Section 1 defines for fixed \(x_0\) \[ R_{u_1, u_2}f(x) := \int_{-u_1}^{u_2} V_{g}^{(A)}f(x-x_0,u)\, \overline {K_A(x,u)}\, du,\tag{9} \] and states their first main result, which is completely analogous to Theorem 1.1 in W. Sun’s paper [Math.
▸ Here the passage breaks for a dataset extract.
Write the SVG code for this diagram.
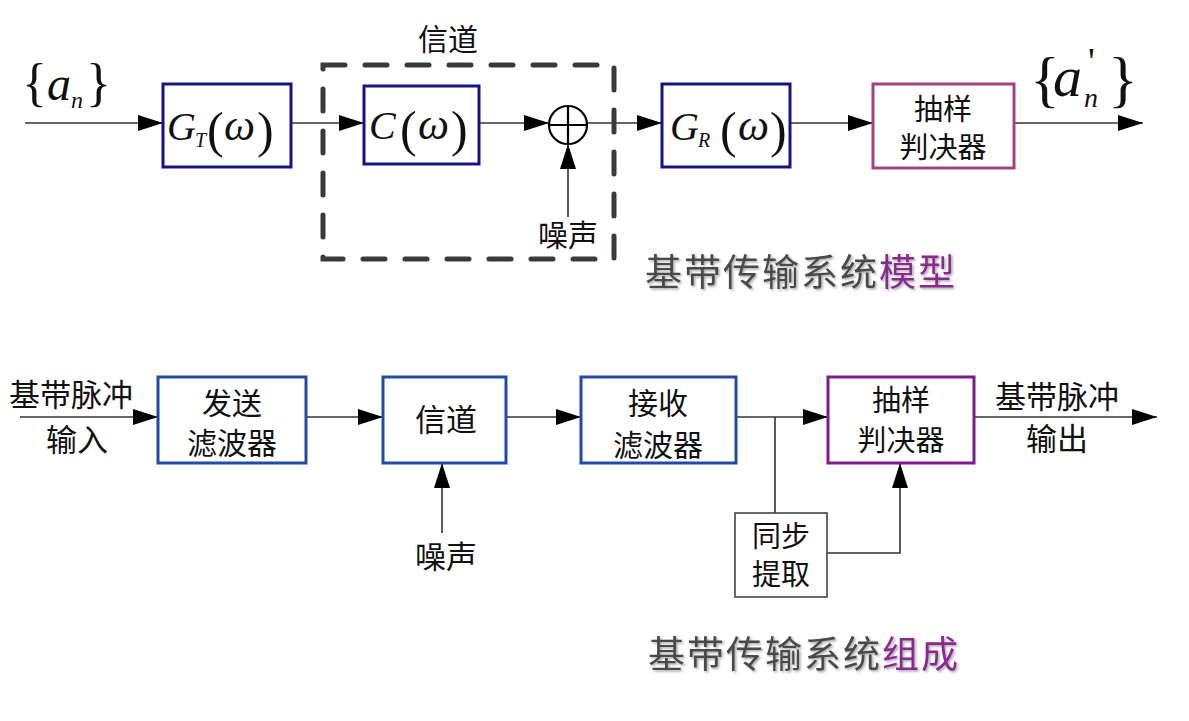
<svg xmlns="http://www.w3.org/2000/svg" width="1189" height="721" viewBox="0 0 1189 721">
<style>
.bg{fill:#ffffff}
.cn{font-family:"Noto Sans CJK SC","Noto Sans",sans-serif;fill:#111;text-anchor:middle}
.m{font-family:"Liberation Serif",serif;fill:#111}
.i{font-style:italic}
.line{stroke:#333;stroke-width:1.6;fill:none}
.bt{fill:#fff;stroke:#141488;stroke-width:3}
.bb{fill:#fff;stroke:#1f4aa6;stroke-width:3}
.title{font-family:"Noto Sans CJK SC",sans-serif;font-size:37px;letter-spacing:2px;fill:#4a4a4a}
.pur{fill:#8a2a8e}
</style>
<defs>
<marker id="ah" markerUnits="userSpaceOnUse" markerWidth="26" markerHeight="16" refX="25" refY="8" orient="auto">
<path d="M0,0 L25,8 L0,16 z" fill="#000"/>
</marker>
<filter id="sh" x="-5%" y="-20%" width="110%" height="140%">
<feDropShadow dx="1.5" dy="1.5" stdDeviation="1" flood-color="#000" flood-opacity="0.35"/>
</filter>
</defs>
<rect class="bg" x="0" y="0" width="1189" height="721"/>

<g id="connectors">
<path class="line" d="M25 123 H163" marker-end="url(#ah)"/>
<path class="line" d="M291 123 H364" marker-end="url(#ah)"/>
<path class="line" d="M479 123 H549" marker-end="url(#ah)"/>
<path class="line" d="M568 217 V144" marker-end="url(#ah)"/>
<path class="line" d="M587 123 H662" marker-end="url(#ah)"/>
<path class="line" d="M790 123 H873" marker-end="url(#ah)"/>
<path class="line" d="M1014 123 H1143" marker-end="url(#ah)"/>

<path class="line" d="M20 417 H158" marker-end="url(#ah)"/>
<path class="line" d="M306 417 H383" marker-end="url(#ah)"/>
<path class="line" d="M442 533 V463" marker-end="url(#ah)"/>
<path class="line" d="M506 417 H581" marker-end="url(#ah)"/>
<path class="line" d="M736 417 H828" marker-end="url(#ah)"/>
<path class="line" d="M775 417 V513"/>
<path class="line" d="M827 553 H900 V463" marker-end="url(#ah)"/>
<path class="line" d="M974 417 H1157" marker-end="url(#ah)"/>
</g>

<g id="channel-dashed">
<rect x="323" y="65" width="291" height="194" fill="none" stroke="#3a3a3a" stroke-width="5" stroke-dasharray="22 20" stroke-linecap="round"/>
<text class="cn" x="448" y="50" font-size="30">信道</text>
</g>

<g id="input-an">
<text class="m" y="100"><tspan x="22" font-size="52">{</tspan><tspan class="i" x="47" font-size="48">a</tspan><tspan class="i" x="71" y="108" font-size="24">n</tspan><tspan x="86" y="100" font-size="52">}</tspan></text>
</g>

<g id="GT">
<rect class="bt" x="163" y="84" width="128" height="83"/>
<text class="m" y="140"><tspan class="i" x="167" font-size="40">G</tspan><tspan class="i" x="195" y="147" font-size="20">T</tspan><tspan x="207" y="147" font-size="50">(</tspan><tspan class="i" x="224" y="140" font-size="44">ω</tspan><tspan x="257" y="147" font-size="50">)</tspan></text>
</g>

<g id="C">
<rect class="bt" x="364" y="86" width="115" height="78"/>
<text class="m" y="139"><tspan class="i" x="369" font-size="40">C</tspan><tspan x="400" y="146" font-size="50">(</tspan><tspan class="i" x="418" y="139" font-size="44">ω</tspan><tspan x="451" y="146" font-size="50">)</tspan></text>
</g>

<g id="adder">
<circle cx="568" cy="125" r="19" fill="#fff" stroke="#000" stroke-width="2.2"/>
<path d="M549 125 H587 M568 106 V144" stroke="#000" stroke-width="2.2"/>
</g>

<g id="noise-top">
<text class="cn" x="568" y="246" font-size="30">噪声</text>
</g>

<g id="GR">
<rect class="bt" x="662" y="84" width="128" height="83"/>
<text class="m" y="140"><tspan class="i" x="670" font-size="40">G</tspan><tspan class="i" x="698" y="147" font-size="20">R</tspan><tspan x="720" y="147" font-size="50">(</tspan><tspan class="i" x="738" y="140" font-size="44">ω</tspan><tspan x="770" y="147" font-size="50">)</tspan></text>
</g>

<g id="sampler-top">
<rect x="873" y="84" width="141" height="84" fill="#fff" stroke="#a3457c" stroke-width="3"/>
<text class="cn" x="943" y="120" font-size="29">抽样</text>
<text class="cn" x="943" y="158" font-size="29">判决器</text>
</g>

<g id="output-an">
<text class="m" y="100"><tspan x="1030" font-size="62">{</tspan><tspan class="i" x="1053" y="96" font-size="58">a</tspan><tspan class="i" x="1084" y="107" font-size="28">n</tspan><tspan x="1088" y="74" font-size="38">'</tspan><tspan x="1108" y="100" font-size="62">}</tspan></text>
</g>

<g id="title-model" filter="url(#sh)">
<text class="title" x="645" y="286">基带传输系统<tspan class="pur">模型</tspan></text>
</g>

<g id="input-label">
<text class="cn" x="71" y="406" font-size="31">基带脉冲</text>
<text class="cn" x="77" y="451" font-size="31">输入</text>
</g>

<g id="tx-filter">
<rect class="bb" x="158" y="377" width="148" height="86"/>
<text class="cn" x="232" y="414" font-size="30">发送</text>
<text class="cn" x="232" y="454" font-size="30">滤波器</text>
</g>

<g id="channel">
<rect class="bb" x="383" y="377" width="123" height="86"/>
<text class="cn" x="446" y="431" font-size="31">信道</text>
</g>

<g id="noise-bottom">
<text class="cn" x="446" y="568" font-size="31">噪声</text>
</g>

<g id="rx-filter">
<rect class="bb" x="581" y="377" width="155" height="86"/>
<text class="cn" x="658" y="414" font-size="30">接收</text>
<text class="cn" x="658" y="456" font-size="30">滤波器</text>
</g>

<g id="sampler-bottom">
<rect x="828" y="377" width="146" height="86" fill="#fff" stroke="#7f1a8a" stroke-width="3"/>
<text class="cn" x="901" y="411" font-size="29">抽样</text>
<text class="cn" x="901" y="451" font-size="29">判决器</text>
</g>

<g id="sync">
<rect x="735" y="513" width="92" height="84" fill="#fff" stroke="#444" stroke-width="1.6"/>
<text class="cn" x="781" y="547" font-size="29">同步</text>
<text class="cn" x="781" y="585" font-size="29">提取</text>
</g>

<g id="output-label">
<text class="cn" x="1057" y="408" font-size="31">基带脉冲</text>
<text class="cn" x="1057" y="450" font-size="31">输出</text>
</g>

<g id="title-comp" filter="url(#sh)">
<text class="title" x="648" y="668">基带传输系统<tspan class="pur">组成</tspan></text>
</g>
</svg>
Nachr. 285, No. 7, 914–921 (2012; Zbl 1250.42026)] for the windowed Fourier transform:
Theorem 1.1. If \(g\) is continuous, \(g, \widehat g \in L^1(\mathbb R)\), and \(f \in L^p(\mathbb R)\) for \(1 < p < \infty\), then \[ \lim_{u_1, u_2 \rightarrow \infty} \|R_{u_1, u_2}f - \overline {g(x_0)}\, f\|_p = 0\tag{10} \] and \[ \lim_{u \rightarrow \infty} (R_{u, u}f)(x) = \overline {g(x_0)}\, f(x), \, \text{a.e.}\tag{11} \] they define the Cesaro sum for \(h > 0\) \[ \sigma_hf(x) := \frac{1}{h}\int_0^h (R_{u,u}f)(x)\, du\tag{12} \] and state their second main result:
Theorem 1.2. If \(g\) is continuous, \(g, \widehat g \in L^1(\mathbb R)\), and \(f \in L^p(\mathbb R)\) for \(1 \leq p < \infty\), then \[ \lim_{h \rightarrow \infty} \|\sigma_h f - \overline {g(x_0)}\, f\|_p = 0\tag{13} \] and \[ \lim_{h \rightarrow \infty} (\sigma_h f)(x) = \overline {g(x_0)}\, f(x), \, \text{a.e.}.\tag{14} \] Section 2 proves Theorem 1.1 using methods similar to those used to prove Theorem 1.1 in [Sun, loc. cit.]. These include the following maximal inequality form of the Carleson-Hunt theorem [C. E. Kenig and P. A. Tomas, Stud. Math. 68, 79–83 (1980; Zbl 0442.42013); L. Carleson, Acta Math. 116, 135–157 (1966; Zbl 0144.06402); J. M. Loh et al., J. Am. Stat. Assoc. 98, No. 463, 522–532 (2003; Zbl 1039.85504)]:
For \(\nu > 0\) and \(1 < p < \infty\) the operator \[ (S_\nu f)(x) := \int_{\mathbb R} f(y) \frac{\sin \nu(x-y)}{\pi(x-y)}\, dy, \ \ f \in L^p(\mathbb R),\tag{15} \] is bounded on \(L^p(\mathbb R)\) and there exist constants \(C_p > 0\) such that \[ \|\sup_{\nu > 0} |(S_\nu f)(x)\|_p \leq C_p\|f\|_p, \ \ f \in L^p(\mathbb R). \tag{16} \] They also include the Fourier multiplier result of [J. Duoandikoetxea, Fourier analysis. Transl. from the Spanish and revised by David Cruz-Uribe. Providence, RI: American Mathematical Society (AMS) (2001; Zbl 0969.42001), Corollary 3.8]: If \(\varphi : \mathbb R \mapsto \mathbb R\) has bounded variation and \(\widehat Tf = \varphi \, \widehat f\) for \(f \in L^2(\mathbb R)\) then \(T\) can be extended to a bounded operator on \(L^p(\mathbb R)\) for all \(1 < p < \infty\) and there exist constants \(C_p > 0\) such that \[ \|Tf\|_p \leq C_p\, V_\varphi\, \|f\|_p,\tag{17} \] where \(V_\varphi\) is the total variation of \(\varphi\). In addition to these deep results, they use standard results, e.g. Fubini and Lebesgue dominated convergence theorems, and extensive computation to prove Theorem 1.1.
Section 3 proves Theorem 1.2 which the authors observe is implied by Theorem 1.1 if \(1 < p < \infty\) so they give a separate proof for \(1 \leq p < \infty\). They use [Duoandikoetxea, loc. cit., Corollaries 2.8 and 2.9] which prove that \[ D_Rf(x) := \frac{1}{R} \int_0^R S_\nu(x)\, d\nu\tag{18} \] satisfies \(\sup_{R > 0} |D_Rf(x)|\) is weak \((1,1)\) and strong \((p,p)\) for \(1 < p < \infty\). They also use Minkowski’s inequality and extensive computation. The paper is well-referenced. It derives one proposition and ten lemmas to make the long proofs more comprehensible.